Despite all the effort, the training, the research and the preparation, what will happen on December 17 remains unpredictable. “We’re still not sure we can do it,” Hyde said last month. “We’re developing an envelope for what weather we can fly in, so far as temperature and winds. Both factors are very important.” Does he need a 27 mph wind to take off, like the Wrights had in 1903? “I think if it’s blowing 27 miles per hour, we’re going to tie that thing down good and tight,” he says. “That’s a pretty stiff wind, it would certainly be ‘a wild ride,’ as the Wrights put it. But we’re hopeful that the sky gods will be kind and we’ll be able to fly on December 17. If not, we’ll have flown it by then and we’ll have it on videotape, but we know that’s not what the people want.”

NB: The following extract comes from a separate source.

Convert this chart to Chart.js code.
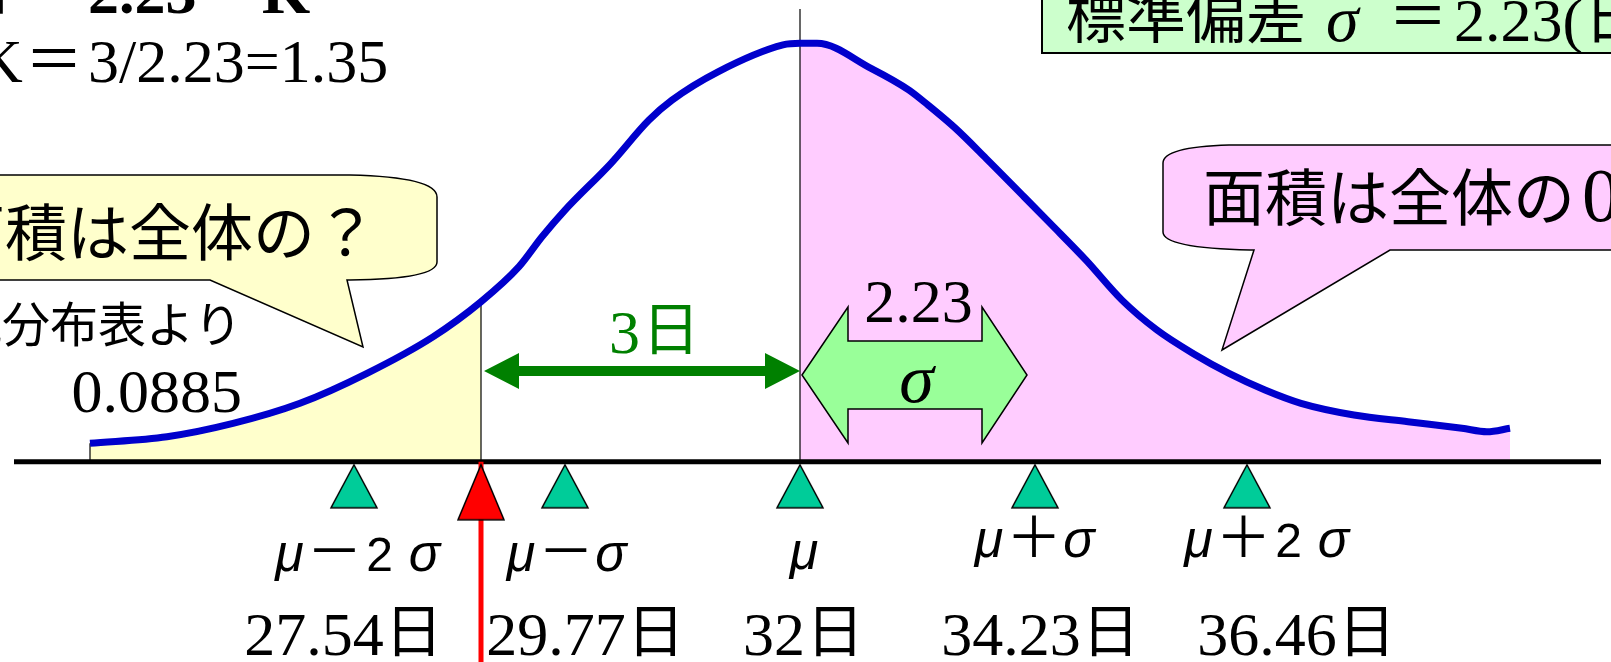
<!DOCTYPE html>
<html>
<head>
<meta charset="utf-8">
<script src="https://cdn.jsdelivr.net/npm/chart.js@4.4.0/dist/chart.umd.min.js"></script>
<style>
  html, body { margin: 0; padding: 0; background: #fff; overflow: hidden; }
</style>
</head>
<body>
<canvas id="normGraph" width="1611" height="662"></canvas>
<script>
// curve (days / relative density)
var curveDays = [24.90, 25.67, 26.33, 27.00, 27.67, 28.33, 28.81, 29.19, 29.42, 29.65, 30.11, 30.49, 30.72, 31.18, 31.83, 32.00, 32.17, 32.71, 33.09, 33.28, 33.55, 33.86, 34.24, 34.50, 34.86, 35.22, 35.57, 35.93, 36.29, 36.65, 37.01, 37.54, 38.08, 38.62, 38.87, 39.10];
var curveHeight = [0.0079, 0.0107, 0.0164, 0.0250, 0.0378, 0.0534, 0.0684, 0.0834, 0.0962, 0.1076, 0.1276, 0.1461, 0.1546, 0.1667, 0.1782, 0.1789, 0.1789, 0.1682, 0.1589, 0.1525, 0.1427, 0.1297, 0.1133, 0.1020, 0.0862, 0.0691, 0.0563, 0.0463, 0.0378, 0.0307, 0.0250, 0.0200, 0.0171, 0.0143, 0.0128, 0.0143];

var mu = 32;
var sigma = 2.23;
var cutDay = 28.81;          // red arrow (mu - 3 days as drawn)
var muLineTop = 0.1935;
var axisFrom = 24.14, axisTo = 40.01;

// sigma marks as drawn on the axis
var markerDays = [27.54, 29.65, 32, 34.35, 36.47];
var sigmaLabels = ['μ－2σ', 'μ－σ', 'μ', 'μ＋σ', 'μ＋2σ'];
var dayLabels = ['27.54日', '29.77日', '32日', '34.23日', '36.46日'];
var tailArea = '0.0885';
var kText = 'K＝3/2.23=1.35';

var SERIF = "'Liberation Serif', 'Times New Roman', serif";
var SANS = "'Liberation Sans', Arial, sans-serif";
var JP = "'Noto Sans CJK JP', sans-serif";

function pts(xs, ys) {
  var out = [];
  for (var i = 0; i < xs.length; i++) out.push({x: xs[i], y: ys[i]});
  return out;
}
var curvePts = pts(curveDays, curveHeight);
var leftPts = curvePts.filter(function (p) { return p.x <= cutDay; });
var rightPts = curvePts.filter(function (p) { return p.x >= mu; });

// triangle marker image, apex sits on the axis
function makeTri(w, h, gap, fill) {
  var c = document.createElement('canvas');
  c.width = w + 4;
  c.height = 2 * (gap + h + 2);
  var g = c.getContext('2d');
  var cx = c.width / 2, top = c.height / 2 + gap;
  g.beginPath();
  g.moveTo(cx, top);
  g.lineTo(cx + w / 2, top + h);
  g.lineTo(cx - w / 2, top + h);
  g.closePath();
  g.fillStyle = fill;
  g.fill();
  g.lineWidth = 1.5;
  g.strokeStyle = '#000';
  g.stroke();
  return c;
}
var greenTri = makeTri(46, 43, 3, '#00CC99');
var redTri = makeTri(46, 55, 3, '#FF0000');

function charRow(ctx, str, cx, baseline, cell) {
  var chars = Array.from(str);
  var x = cx - chars.length * cell / 2 + cell / 2;
  ctx.textAlign = 'center';
  chars.forEach(function (ch) {
    if (ch === 'μ' || ch === 'σ') ctx.font = 'italic 52px ' + SANS;
    else if (ch === '－' || ch === '＋') ctx.font = '56px ' + JP;
    else ctx.font = '48px ' + SANS;
    ctx.fillText(ch, x, baseline);
    x += cell;
  });
}

var annotPlugin = {
  id: 'annot',
  afterDatasetsDraw: function (chart) {
    var ctx = chart.ctx;
    var xs = chart.scales.x;
    ctx.save();
    ctx.textBaseline = 'alphabetic';
    ctx.fillStyle = '#000';

    // top left formulas (cut off by the top edge)
    ctx.font = 'bold 62px ' + JP;
    ctx.textAlign = 'right';
    ctx.fillText('3日', 12, 9);
    ctx.textAlign = 'left';
    ctx.fillText('＝', 22, 9);
    ctx.font = 'bold 62px ' + SERIF;
    ctx.fillText('2.23', 88, 13);
    ctx.fillText('K', 262, 13);

    ctx.font = '62px ' + SERIF;
    ctx.fillText(kText.split('＝')[0], -22, 82);
    ctx.font = '58px ' + JP;
    ctx.textAlign = 'center';
    ctx.fillText('＝', 54, 80);
    ctx.textAlign = 'left';
    ctx.font = '62px ' + SERIF;
    ctx.fillText(kText.split('＝')[1], 88, 82);

    // top right box
    ctx.beginPath();
    ctx.rect(1042, -5, 600, 58);
    ctx.fillStyle = '#CCFFCC';
    ctx.fill();
    ctx.lineWidth = 2;
    ctx.strokeStyle = '#000';
    ctx.stroke();
    ctx.fillStyle = '#000';
    ctx.font = '60px ' + JP;
    ctx.fillText('標準偏差', 1066, 38);
    ctx.font = 'italic 66px ' + SERIF;
    ctx.fillText('σ', 1326, 41);
    ctx.font = '60px ' + JP;
    ctx.textAlign = 'center';
    ctx.fillText('＝', 1418, 38);
    ctx.textAlign = 'left';
    ctx.font = '62px ' + SERIF;
    ctx.fillText('2.23(', 1454, 41);
    ctx.font = '60px ' + JP;
    ctx.fillText('日)', 1584, 38);

    // yellow callout
    ctx.beginPath();
    ctx.moveTo(-10, 175);
    ctx.lineTo(350, 175);
    ctx.quadraticCurveTo(437, 177, 437, 197);
    ctx.lineTo(437, 262);
    ctx.quadraticCurveTo(437, 279, 350, 280);
    ctx.lineTo(347, 280);
    ctx.lineTo(363, 347);
    ctx.lineTo(210, 280);
    ctx.lineTo(-10, 280);
    ctx.closePath();
    ctx.fillStyle = '#FFFFCC';
    ctx.fill();
    ctx.lineWidth = 1.5;
    ctx.stroke();
    ctx.fillStyle = '#000';
    ctx.font = '62px ' + JP;
    ctx.fillText('面積は全体の？', -57, 256);

    // pink callout
    ctx.beginPath();
    ctx.moveTo(1640, 145);
    ctx.lineTo(1229, 145);
    ctx.quadraticCurveTo(1163, 147, 1163, 163);
    ctx.lineTo(1163, 232);
    ctx.quadraticCurveTo(1163, 248, 1250, 250);
    ctx.lineTo(1254, 250);
    ctx.lineTo(1222, 350);
    ctx.lineTo(1390, 250);
    ctx.lineTo(1640, 250);
    ctx.closePath();
    ctx.fillStyle = '#FFCCFF';
    ctx.fill();
    ctx.stroke();
    ctx.fillStyle = '#000';
    ctx.font = '62px ' + JP;
    ctx.fillText('面積は全体の', 1203, 221);
    ctx.font = '76px ' + SERIF;
    ctx.fillText('0.5', 1582, 221);

    // table note
    ctx.font = '48px ' + JP;
    ctx.textAlign = 'right';
    ctx.fillText('正規分布表より', 242, 342);
    ctx.font = '62px ' + SERIF;
    ctx.fillText(tailArea, 242, 412);

    // 3 days arrow
    var xa = xs.getPixelForValue(cutDay) + 3, xb = xs.getPixelForValue(mu), ya = 371;
    ctx.fillStyle = '#008000';
    ctx.beginPath();
    ctx.moveTo(xa, ya);
    ctx.lineTo(xa + 35, ya - 18);
    ctx.lineTo(xa + 35, ya - 5);
    ctx.lineTo(xb - 35, ya - 5);
    ctx.lineTo(xb - 35, ya - 18);
    ctx.lineTo(xb, ya);
    ctx.lineTo(xb - 35, ya + 18);
    ctx.lineTo(xb - 35, ya + 5);
    ctx.lineTo(xa + 35, ya + 5);
    ctx.lineTo(xa + 35, ya + 18);
    ctx.closePath();
    ctx.fill();
    ctx.textAlign = 'left';
    ctx.font = '62px ' + SERIF;
    ctx.fillText('3', 609, 353);
    ctx.font = '58px ' + JP;
    ctx.fillText('日', 642, 350);

    // sigma block arrow
    var s0 = xs.getPixelForValue(mu) + 2, s1 = xs.getPixelForValue(mu + sigma) + 4, yc = 375;
    ctx.beginPath();
    ctx.moveTo(s0, yc);
    ctx.lineTo(s0 + 46, yc - 68);
    ctx.lineTo(s0 + 46, yc - 34);
    ctx.lineTo(s1 - 45, yc - 34);
    ctx.lineTo(s1 - 45, yc - 68);
    ctx.lineTo(s1, yc);
    ctx.lineTo(s1 - 45, yc + 68);
    ctx.lineTo(s1 - 45, yc + 34);
    ctx.lineTo(s0 + 46, yc + 34);
    ctx.lineTo(s0 + 46, yc + 68);
    ctx.closePath();
    ctx.fillStyle = '#99FF99';
    ctx.fill();
    ctx.strokeStyle = '#000';
    ctx.lineWidth = 1.5;
    ctx.stroke();
    ctx.fillStyle = '#000';
    ctx.textAlign = 'center';
    ctx.font = '62px ' + SERIF;
    ctx.fillText(sigma.toFixed(2), (s0 + s1) / 2 + 4, 322);
    ctx.font = 'italic 70px ' + SERIF;
    ctx.fillText('σ', (s0 + s1) / 2 + 2, 402);

    // axis labels
    var muOff = [3, 1, 4, -1, 19];
    var muBase = [571, 571, 569, 557, 557];
    var dayOff = [-10, 21, 4, 6, 50];
    markerDays.forEach(function (d, i) {
      var px = xs.getPixelForValue(d);
      charRow(ctx, sigmaLabels[i], px + muOff[i], muBase[i], 45);
      var lbl = dayLabels[i];
      var num = lbl.replace('日', '');
      ctx.font = '62px ' + SERIF;
      var w1 = ctx.measureText(num).width;
      var tot = w1 + 60;
      var left = px + dayOff[i] - tot / 2;
      ctx.textAlign = 'left';
      ctx.fillText(num, left, 655);
      ctx.font = '58px ' + JP;
      ctx.fillText('日', left + w1 + 1, 652);
    });
    ctx.restore();
  }
};

var ctx = document.getElementById('normGraph').getContext('2d');
var myChart = new Chart(ctx, {
  type: 'line',
  data: {
    datasets: [
      {
        label: 'marks',
        data: markerDays.map(function (d) { return {x: d, y: 0}; }),
        showLine: false,
        pointStyle: greenTri,
        pointRadius: 10,
        order: 1
      },
      {
        label: 'cut',
        data: [{x: cutDay, y: 0}],
        showLine: false,
        pointStyle: redTri,
        pointRadius: 10,
        order: 1
      },
      {
        label: 'red arrow',
        data: [{x: cutDay, y: 0}, {x: cutDay, y: -0.0856}],
        borderColor: '#FF0000',
        borderWidth: 5,
        order: 2
      },
      {
        label: 'axis',
        data: [{x: axisFrom, y: 0}, {x: axisTo, y: 0}],
        borderColor: '#000',
        borderWidth: 5,
        order: 3
      },
      {
        label: 'curve',
        data: curvePts,
        borderColor: '#0000CC',
        borderWidth: 7,
        cubicInterpolationMode: 'monotone',
        order: 4
      },
      {
        label: 'mu line',
        data: [{x: mu, y: 0}, {x: mu, y: muLineTop}],
        borderColor: '#000',
        borderWidth: 1.2,
        order: 5
      },
      {
        label: 'cut line',
        data: [{x: cutDay, y: 0}, {x: cutDay, y: curveHeight[curveDays.indexOf(cutDay)]}],
        borderColor: '#000',
        borderWidth: 1.2,
        order: 5
      },
      {
        label: 'start edge',
        data: [{x: curveDays[0], y: 0}, {x: curveDays[0], y: curveHeight[0]}],
        borderColor: '#000',
        borderWidth: 1.2,
        order: 5
      },
      {
        label: 'lower tail',
        data: leftPts,
        borderWidth: 0,
        borderColor: 'rgba(0,0,0,0)',
        backgroundColor: '#FFFFCC',
        fill: 'origin',
        cubicInterpolationMode: 'monotone',
        order: 10
      },
      {
        label: 'upper half',
        data: rightPts,
        borderWidth: 0,
        borderColor: 'rgba(0,0,0,0)',
        backgroundColor: '#FFCCFF',
        fill: 'origin',
        cubicInterpolationMode: 'monotone',
        order: 10
      }
    ]
  },
  options: {
    responsive: false,
    animation: false,
    layout: { padding: 0, autoPadding: false },
    elements: { point: { radius: 0, hoverRadius: 0 } },
    plugins: {
      legend: { display: false },
      tooltip: { enabled: false }
    },
    scales: {
      x: { type: 'linear', min: 24, max: 40.11, display: false },
      y: { type: 'linear', min: -0.0856, max: 0.1974, display: false }
    }
  },
  plugins: [annotPlugin]
});
</script>
</body>
</html>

Just before departing for North Carolina, Crossfield said he had determined what the flight envelope is, but he’s keeping it to himself. “I know what’s best for the safety and success of the program,” he says, and he wants to be able to adjust those limits without having to explain or justify his decisions. And what did he base that on, those decisions about the envelope? “On my 70 years of experience in aviation.”But despite all those decades, there are limits to Crossfield’s expertise: “I can’t tell you what happens next,” he said, not because he won’t, but because he has no idea. “It’s been a mystery all the way.”


The Wright Experience is working under commission to EAA’s Countdown to Kitty Hawk project to build the 1903 Flyer, the only reproduction scheduled by the National Park Service to fly at Wright National Memorial on December 17.